Graham Stringer: I am grateful to the right hon. Gentleman for being generous with his time. London is my capital city, and he is absolutely right that it has technology and transport attractions that nowhere else in the United Kingdom has. However, London and the golden triangle get a disproportionate amount of scientific funding—not the universities—that could just as easily go into the regions and probably have a greater benefit. The Diamond Light Source was moved from Daresbury in the north-west to Oxford. The Francis Crick Institute, which the right hon. Gentleman mentioned, could just as easily have been placed in Manchester, Sheffield or Newcastle.
Mark Field: The hon. Gentleman makes a point that I am not sure I can necessarily answer. Given his criticisms of Oxford, he might get a kick from directly to his right, from the right hon. Member for Oxford East (Mr Smith).
Amid the great strides in technology and science, London is also an important centre for leading global research in the social sciences sphere, with the London School of Economics at the forefront. The sheer quality of research undertaken by the LSE is regularly attested by peers to be world leading. In the recent research excellence framework, the LSE was ranked as the top institution in the UK for its proportion of four-star, world-leading research. All that means that the LSE and the nation have extensive global reach, in particular within the public policy and governance sphere, to institutions such as the United Nations, the World Bank, the OECD and World Health Organisation. In the social sciences, however, it is harder to commercialise that work. Without mainly public funding, the LSE could not undertake the high-quality research that underpins its impact and provides the UK with considerable soft power globally.

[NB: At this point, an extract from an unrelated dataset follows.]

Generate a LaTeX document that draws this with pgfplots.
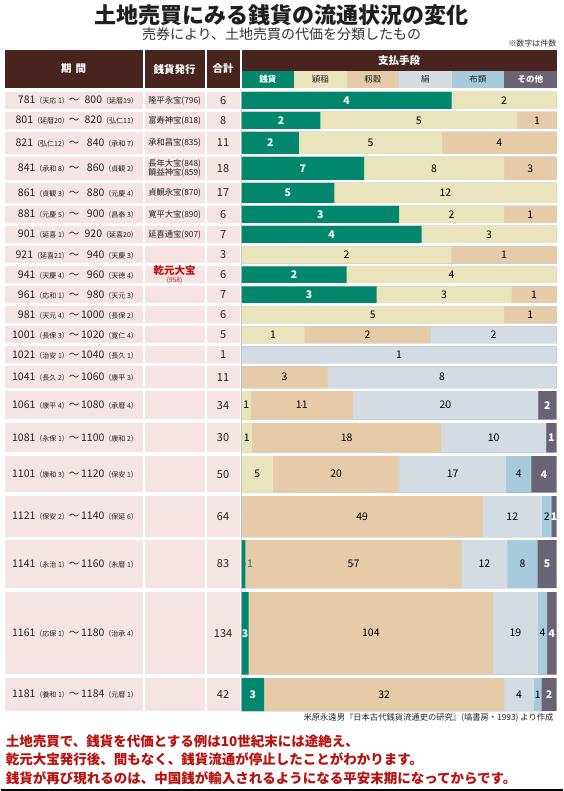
\documentclass[border=0pt]{standalone}
\usepackage{pgfplots}
\pgfplotsset{compat=1.18}
\usepackage{pgfplotstable}
\usepackage{fontspec}
\setmainfont{Noto Sans CJK JP}
\definecolor{hdr}{HTML}{48241E}
\definecolor{cSen}{HTML}{00876E}
\definecolor{cEi}{HTML}{E9E4BC}
\definecolor{cMo}{HTML}{E6CBA9}
\definecolor{cKi}{HTML}{D3DBE3}
\definecolor{cNu}{HTML}{A6CBDA}
\definecolor{cTa}{HTML}{6A6373}
\definecolor{cell}{HTML}{F5E4E3}
\definecolor{redt}{HTML}{B7120F}
\definecolor{txt}{HTML}{222222}

% top/bot = vertical extent of each row (px from top); gap lines have tot=0
\pgfplotstableread{
top   bot   tot sen ei  mo  ki  nu  ta
92    109   6   4   2   0   0   0   0
109   112   0   0   0   0   0   0   0
112   129   8   2   5   1   0   0   0
129   132   0   0   0   0   0   0   0
132   154   11  2   5   4   0   0   0
154   157   0   0   0   0   0   0   0
157   180   18  7   8   3   0   0   0
180   183   0   0   0   0   0   0   0
183   203   17  5   12  0   0   0   0
203   206   0   0   0   0   0   0   0
206   223   6   3   2   1   0   0   0
223   226   0   0   0   0   0   0   0
226   243   7   4   3   0   0   0   0
243   246.5 0   0   0   0   0   0   0
246.5 263.5 3   0   2   1   0   0   0
263.5 266.5 0   0   0   0   0   0   0
266.5 283   6   2   4   0   0   0   0
283   286.5 0   0   0   0   0   0   0
286.5 303   7   3   3   1   0   0   0
303   306.5 0   0   0   0   0   0   0
306.5 323   6   0   5   1   0   0   0
323   326.5 0   0   0   0   0   0   0
326.5 343   5   0   1   2   2   0   0
343   346.5 0   0   0   0   0   0   0
346.5 363   1   0   0   0   1   0   0
363   366.5 0   0   0   0   0   0   0
366.5 388   11  0   0   3   8   0   0
388   391   0   0   0   0   0   0   0
391   419.5 34  0   1   11  20  0   2
419.5 423   0   0   0   0   0   0   0
423   452.5 30  0   1   18  10  0   1
452.5 456   0   0   0   0   0   0   0
456   492.5 50  0   5   20  17  4   4
492.5 496   0   0   0   0   0   0   0
496   537   64  0   0   49  12  2   1
537   540   0   0   0   0   0   0   0
540   588   83  1   0   57  12  8   5
588   592   0   0   0   0   0   0   0
592   674.5 134 3   0   104 19  4   4
674.5 678   0   0   0   0   0   0   0
678   711   42  3   0   32  4   1   2
711   711   0   0   0   0   0   0   0
}\data

\newcommand{\fs}[1]{\fontsize{#1}{#1}\selectfont}
\newcommand{\era}[1]{{\fs{7}（#1）}}
\newcommand{\prow}[7]{%
  \node[anchor=east, inner sep=0pt, text=txt] at (79,#1) {\fs{10.5}#2\era{#3}～};
  \node[anchor=east, inner sep=0pt, text=txt] at (137.5,#1) {\fs{10.5}#4\era{#5}};
  \node[inner sep=0pt, text=txt] at (174,#1) {\fs{8.3}#6};
  \node[inner sep=0pt, text=txt] at (222.5,#1) {\fs{11}#7};
}

\pgfplotsset{
  lbl/.style={only marks, mark=*, mark size=0.1pt,
    mark options={draw=none, fill=none},
    nodes near coords,
    every node near coord/.append style={anchor=center, inner sep=0pt, font=\fs{10.5}, text=black}},
  wlbl/.style={lbl, every node near coord/.append style={text=white, font=\fs{10.5}\bfseries}},
}

\begin{document}
\begin{tikzpicture}
\begin{scope}[x=1pt, y=-1pt, yshift=791pt]
\fill[white] (0,0) rectangle (562,791);
% titles
\node[inner sep=0pt, text=black!88] at (281,15) {\fs{22}\bfseries 土地売買にみる銭貨の流通状況の変化};
\node[inner sep=0pt, text=black!80] at (281,34) {\fs{14}売券により、土地売買の代価を分類したもの};
\node[anchor=east, inner sep=0pt, text=black!80] at (556,43) {\fs{8}※数字は件数};
% header
\fill[hdr] (4,50) rectangle (142,88);
\fill[hdr] (144,50) rectangle (204,88);
\fill[hdr] (206,50) rectangle (239,88);
\fill[hdr] (241,50) rectangle (556,71);
\fill[cSen] (241,71) rectangle (293.5,88);
\fill[cEi] (293.5,71) rectangle (346,88);
\fill[cMo] (346,71) rectangle (398.5,88);
\fill[cKi] (398.5,71) rectangle (451,88);
\fill[cNu] (451,71) rectangle (503.5,88);
\fill[cTa] (503.5,71) rectangle (556,88);
\node[text=white, inner sep=0pt] at (73,69) {\fs{10.5}\bfseries 期\hspace{0.4em}間};
\node[text=white, inner sep=0pt] at (174,69) {\fs{10.5}\bfseries 銭貨発行};
\node[text=white, inner sep=0pt] at (222.5,69) {\fs{10.5}\bfseries 合計};
\node[text=white, inner sep=0pt] at (398.5,60.5) {\fs{10.5}\bfseries 支払手段};
\node[text=white, inner sep=0pt] at (267.25,79.5) {\fs{8.5}\bfseries 銭貨};
\node[text=txt, inner sep=0pt] at (319.75,79.5) {\fs{8.5}穎稲};
\node[text=txt, inner sep=0pt] at (372.25,79.5) {\fs{8.5}籾穀};
\node[text=txt, inner sep=0pt] at (424.75,79.5) {\fs{8.5}絹};
\node[text=txt, inner sep=0pt] at (477.25,79.5) {\fs{8.5}布類};
\node[text=white, inner sep=0pt] at (529.75,79.5) {\fs{8.5}\bfseries その他};
% row cells
\foreach \t/\b in {92/109,112/129,132/154,157/180,183/203,206/223,226/243,246.5/263.5,266.5/283,286.5/303,306.5/323,326.5/343,346.5/363,366.5/388,391/419.5,423/452.5,456/492.5,496/537,540/588,592/674.5,678/711}{
  \fill[cell] (4,\t) rectangle (142,\b);
  \fill[cell] (144,\t) rectangle (204,\b);
  \fill[cell] (206,\t) rectangle (239,\b);
}
\prow{100.5}{781}{天応 1}{800}{延暦19}{隆平永宝(796)}{6}
\prow{120.5}{801}{延暦20}{820}{弘仁11}{富寿神宝(818)}{8}
\prow{143}{821}{弘仁12}{840}{承和 7}{承和昌宝(835)}{11}
\prow{168.5}{841}{承和 8}{860}{貞観 2}{}{18}
\node[inner sep=0pt, text=txt, align=center, font=\fontsize{8.3}{9.5}\selectfont] at (174,168.5) {長年大宝(848)\\饒益神宝(859)};
\prow{193}{861}{貞観 3}{880}{元慶 4}{貞観永宝(870)}{17}
\prow{214.5}{881}{元慶 5}{900}{昌泰 3}{寛平大宝(890)}{6}
\prow{234.5}{901}{延喜 1}{920}{延喜20}{延喜通宝(907)}{7}
\prow{255}{921}{延喜21}{940}{天慶 3}{}{3}
\prow{274.75}{941}{天慶 4}{960}{天徳 4}{}{6}
\node[inner sep=0pt, text=redt] at (174,270.5) {\fs{10.5}\bfseries 乾元大宝};
\node[inner sep=0pt, text=redt] at (174,280.5) {\fs{6.5}(958)};
\prow{294.75}{961}{応和 1}{980}{天元 3}{}{7}
\prow{314.75}{981}{天元 4}{1000}{長保 2}{}{6}
\prow{334.75}{1001}{長保 3}{1020}{寛仁 4}{}{5}
\prow{354.75}{1021}{治安 1}{1040}{長久 1}{}{1}
\prow{377.25}{1041}{長久 2}{1060}{康平 3}{}{11}
\prow{405.25}{1061}{康平 4}{1080}{承暦 4}{}{34}
\prow{437.75}{1081}{永保 1}{1100}{康和 2}{}{30}
\prow{474.25}{1101}{康和 3}{1120}{保安 1}{}{50}
\prow{516.5}{1121}{保安 2}{1140}{保延 6}{}{64}
\prow{564}{1141}{永治 1}{1160}{永暦 1}{}{83}
\prow{633.25}{1161}{応保 1}{1180}{治承 4}{}{134}
\prow{694.5}{1181}{養和 1}{1184}{元暦 1}{}{42}
% footer
\node[anchor=east, inner sep=0pt, text=txt] at (553,717.5) {\fs{8.3}米原永遠男『日本古代銭貨流通史の研究』(塙書房・1993) より作成};
\node[anchor=west, inner sep=0pt, text=redt] at (5,741) {\fs{13.5}\bfseries 土地売買で、銭貨を代価とする例は10世紀末には途絶え、};
\node[anchor=west, inner sep=0pt, text=redt] at (5,759.5) {\fs{13.5}\bfseries 乾元大宝発行後、間もなく、銭貨流通が停止したことがわかります。};
\node[anchor=west, inner sep=0pt, text=redt] at (5,778) {\fs{13.5}\bfseries 銭貨が再び現れるのは、中国銭が輸入されるようになる平安末期になってからです。};
\draw[line width=1.2pt, black] (0,790) -- (562,790);
\end{scope}

\begin{axis}[at={(241pt,0pt)}, anchor=south west, scale only axis,
  width=315pt, height=791pt, xmin=0, xmax=1, ymin=0, ymax=791,
  y dir=reverse, hide axis, clip=false,
  /pgf/number format/assume math mode=true]
% cumulative shares, drawn from the widest to the narrowest
\addplot[xbar interval, fill=cTa, draw=none] table[y=top, x expr={(\thisrow{sen}+\thisrow{ei}+\thisrow{mo}+\thisrow{ki}+\thisrow{nu}+\thisrow{ta})/max(\thisrow{tot},1)}] {\data};
\addplot[xbar interval, fill=cNu, draw=none] table[y=top, x expr={(\thisrow{sen}+\thisrow{ei}+\thisrow{mo}+\thisrow{ki}+\thisrow{nu})/max(\thisrow{tot},1)}] {\data};
\addplot[xbar interval, fill=cKi, draw=none] table[y=top, x expr={(\thisrow{sen}+\thisrow{ei}+\thisrow{mo}+\thisrow{ki})/max(\thisrow{tot},1)}] {\data};
\addplot[xbar interval, fill=cMo, draw=none] table[y=top, x expr={(\thisrow{sen}+\thisrow{ei}+\thisrow{mo})/max(\thisrow{tot},1)}] {\data};
\addplot[xbar interval, fill=cEi, draw=none] table[y=top, x expr={(\thisrow{sen}+\thisrow{ei})/max(\thisrow{tot},1)}] {\data};
\addplot[xbar interval, fill=cSen, draw=none] table[y=top, x expr={\thisrow{sen}/max(\thisrow{tot},1)}] {\data};
% labels
\addplot[wlbl, point meta=\thisrow{sen}] table[y expr={(\thisrow{top}+\thisrow{bot})/2}, x expr={(\thisrow{sen}/2)/max(\thisrow{tot},1)}, restrict expr to domain={\thisrow{sen}/max(\thisrow{tot},1)}{0.015:2}] {\data};
\addplot[lbl, point meta=\thisrow{sen}, every node near coord/.append style={anchor=west, xshift=1.5pt, text=cSen}] table[y expr={(\thisrow{top}+\thisrow{bot})/2}, x expr={\thisrow{sen}/max(\thisrow{tot},1)}, restrict expr to domain={\thisrow{sen}/max(\thisrow{tot},1)}{0.001:0.015}] {\data};
\addplot[lbl, point meta=\thisrow{ei}] table[y expr={(\thisrow{top}+\thisrow{bot})/2}, x expr={(\thisrow{sen}+\thisrow{ei}/2)/max(\thisrow{tot},1)}, restrict expr to domain={\thisrow{ei}}{0.5:1000}] {\data};
\addplot[lbl, point meta=\thisrow{mo}] table[y expr={(\thisrow{top}+\thisrow{bot})/2}, x expr={(\thisrow{sen}+\thisrow{ei}+\thisrow{mo}/2)/max(\thisrow{tot},1)}, restrict expr to domain={\thisrow{mo}}{0.5:1000}] {\data};
\addplot[lbl, point meta=\thisrow{ki}] table[y expr={(\thisrow{top}+\thisrow{bot})/2}, x expr={(\thisrow{sen}+\thisrow{ei}+\thisrow{mo}+\thisrow{ki}/2)/max(\thisrow{tot},1)}, restrict expr to domain={\thisrow{ki}}{0.5:1000}] {\data};
\addplot[lbl, point meta=\thisrow{nu}] table[y expr={(\thisrow{top}+\thisrow{bot})/2}, x expr={(\thisrow{sen}+\thisrow{ei}+\thisrow{mo}+\thisrow{ki}+\thisrow{nu}/2)/max(\thisrow{tot},1)}, restrict expr to domain={\thisrow{nu}}{0.5:1000}] {\data};
\addplot[wlbl, point meta=\thisrow{ta}] table[y expr={(\thisrow{top}+\thisrow{bot})/2}, x expr={(\thisrow{sen}+\thisrow{ei}+\thisrow{mo}+\thisrow{ki}+\thisrow{nu}+\thisrow{ta}/2)/max(\thisrow{tot},1)}, restrict expr to domain={\thisrow{ta}}{0.5:1000}] {\data};
\end{axis}
\end{tikzpicture}
\end{document}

In the aftermath of the 2008 financial crash, there was much feverish gossip about the pressing need to rebalance the economy away from an over-reliance on banking and finance. That task has been successfully undertaken here in the capital city, with the creative, tech, research and education sectors drawn together in what I regard as a virtuous circle, which in some cases has helped to spur physical regeneration. I touched on King’s Cross, a classic example of that—the Olympic site will be another. That has served only to entrench the dominance of the capital in the wider UK economy and has not addressed that rather more elusive rebalancing act: boosting the regions and other nations of the UK. As a London MP, I recognise that that is important—not least because of the ever-louder klaxon call of hostility towards London, something worrying for the rest of the UK.
The real challenge is how the rest of the UK’s universities, innovators and start-ups compete with the London and Oxbridge research powerhouse, and I look forward to hearing the views of other Members on that. One fifth of Government research funding is now claimed by our top three universities—that golden triangle—and the capital city has more than 100,000 square metres of new research facilities in the pipeline. Furthermore, the south-east and east of England and London account for some 52% of the research and development carried out in the UK.
If the Chancellor’s northern powerhouse and the broader devolution agenda are to work, he should examine how London’s universities have not just integrated academic excellence into the heart of this global city but provided a compelling educational offering to the world through the relentless building of links with the worlds of industry, commerce, Government and finance.